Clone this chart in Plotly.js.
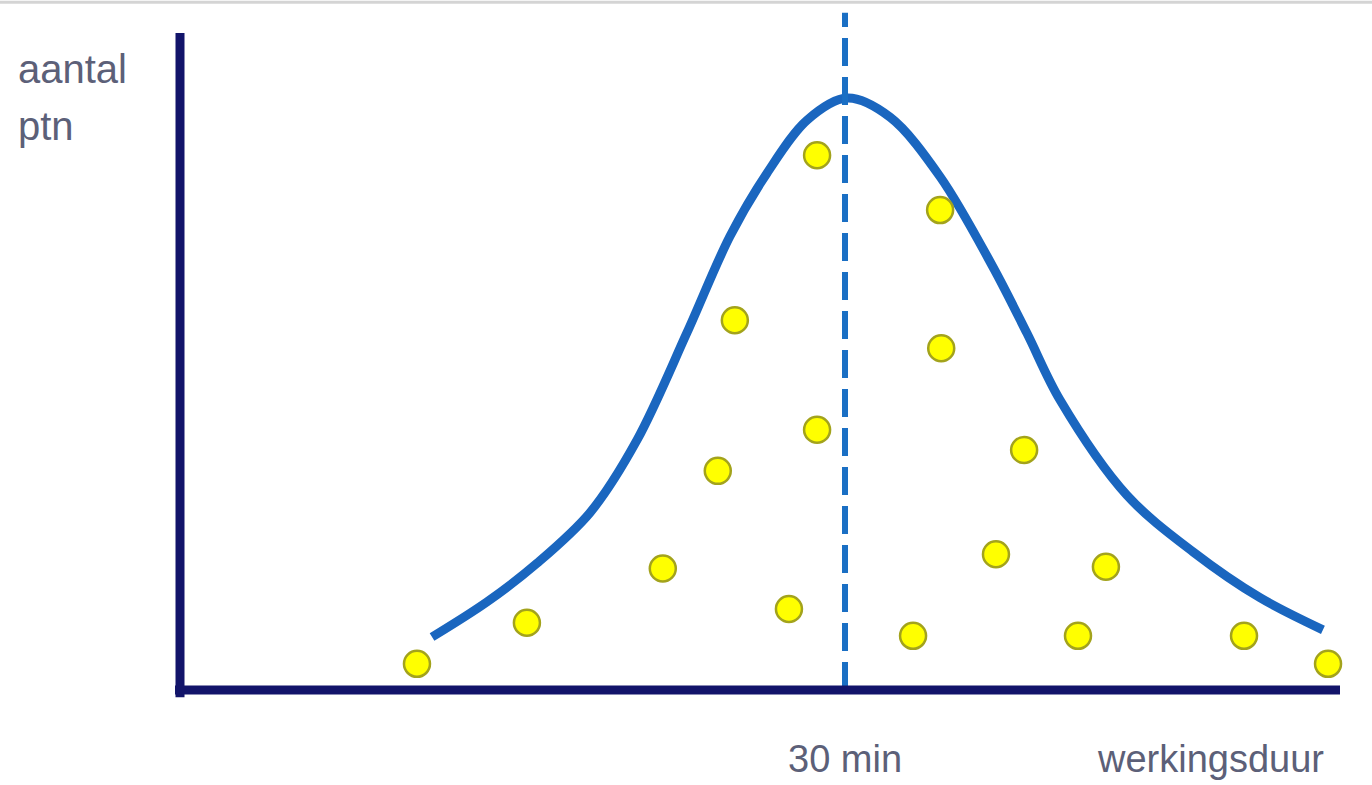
<!DOCTYPE html>
<html>
<head>
<meta charset="utf-8">
<script src="https://cdn.plot.ly/plotly-3.0.1.min.js"></script>
<style>html,body{margin:0;padding:0;background:#fff;}#chart{width:1372px;height:785px;}</style>
</head>
<body>
<div id="chart"></div>
<script>
// Patients (yellow dots): action duration (min) vs number of patients
const dotMinutes = [10.69, 15.65, 21.78, 24.26, 25.03, 27.47, 28.74, 28.74, 33.07, 34.29, 34.34, 36.81, 38.08, 40.51, 41.77, 48.00, 51.79];
const dotCounts  = [0.44, 1.13, 2.04, 3.68, 6.21, 1.36, 8.98, 4.37, 0.91, 8.06, 5.74, 2.28, 4.03, 0.91, 2.07, 0.91, 0.44];

// Bell curve
const curveMinutes = [11.37, 13.85, 16.11, 18.50, 20.62, 22.87, 24.81, 26.48, 28.29, 30.09, 32.03, 34.29, 36.68, 38.21, 39.70, 42.72, 45.70, 48.72, 51.56];
const curveCounts  = [0.89, 1.48, 2.13, 2.98, 4.20, 6.00, 7.62, 8.68, 9.57, 9.94, 9.62, 8.62, 7.10, 5.99, 4.87, 3.27, 2.32, 1.55, 1.01];

const medianMinutes = 30;
const labelMedian = "30 min";
const labelX = "werkingsduur";
const labelYLine1 = "aantal";
const labelYLine2 = "ptn";

const textFont = {family: "'Liberation Sans', Arial, sans-serif", size: 38, color: "#5c6078"};
const yLabelFont = {family: "'Liberation Sans', Arial, sans-serif", size: 40, color: "#5c6078"};

const traces = [
  {
    x: curveMinutes, y: curveCounts, type: "scatter", mode: "lines",
    line: {color: "#1a66bf", width: 9, shape: "spline", smoothing: 0.95},
    hoverinfo: "skip", cliponaxis: false
  },
  {
    x: dotMinutes, y: dotCounts, type: "scatter", mode: "markers",
    marker: {size: 26, color: "#ffff00", line: {color: "#a3a31c", width: 2.5}},
    cliponaxis: false
  }
];

const layout = {
  width: 1372, height: 785,
  margin: {l: 180, r: 32, t: 35, b: 95},
  paper_bgcolor: "#ffffff", plot_bgcolor: "#ffffff",
  showlegend: false,
  xaxis: {range: [0, 52.33], showgrid: false, zeroline: false, showticklabels: false, showline: false, ticks: ""},
  yaxis: {range: [0, 11], showgrid: false, zeroline: false, showticklabels: false, showline: false, ticks: ""},
  shapes: [
    {type: "line", xref: "paper", yref: "paper", x0: -0.2, x1: 1.03, y0: 1.05, y1: 1.05, line: {color: "#d4d4d4", width: 3}, layer: "above"},
    {type: "line", xref: "x", yref: "paper", x0: medianMinutes, x1: medianMinutes, y0: 0, y1: 1.034, line: {color: "#1a6fc4", width: 6, dash: "28px,11px"}, layer: "above"},
    {type: "line", xref: "paper", yref: "paper", x0: 0, x1: 0, y0: -0.011, y1: 1.003, line: {color: "#12146a", width: 9}, layer: "above"},
    {type: "line", xref: "paper", yref: "paper", x0: -0.0043, x1: 1, y0: 0, y1: 0, line: {color: "#12146a", width: 9}, layer: "above"}
  ],
  annotations: [
    {text: labelYLine1, xref: "paper", yref: "paper", x: -0.1414, y: 0.948, xanchor: "left", yanchor: "middle", align: "left", showarrow: false, font: yLabelFont},
    {text: labelYLine2, xref: "paper", yref: "paper", x: -0.1414, y: 0.861, xanchor: "left", yanchor: "middle", align: "left", showarrow: false, font: yLabelFont},
    {text: labelMedian, xref: "x", yref: "paper", x: medianMinutes, y: -0.105, xanchor: "center", yanchor: "middle", showarrow: false, font: textFont},
    {text: labelX, xref: "paper", yref: "paper", x: 0.888, y: -0.105, xanchor: "center", yanchor: "middle", showarrow: false, font: textFont}
  ]
};

Plotly.newPlot("chart", traces, layout, {displayModeBar: false, staticPlot: true});
</script>
</body>
</html>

******

**Exercise goal**
Determine the number of lines in the listing that hold the word "chart", and supply that number and nothing further.

**Expected answer**
4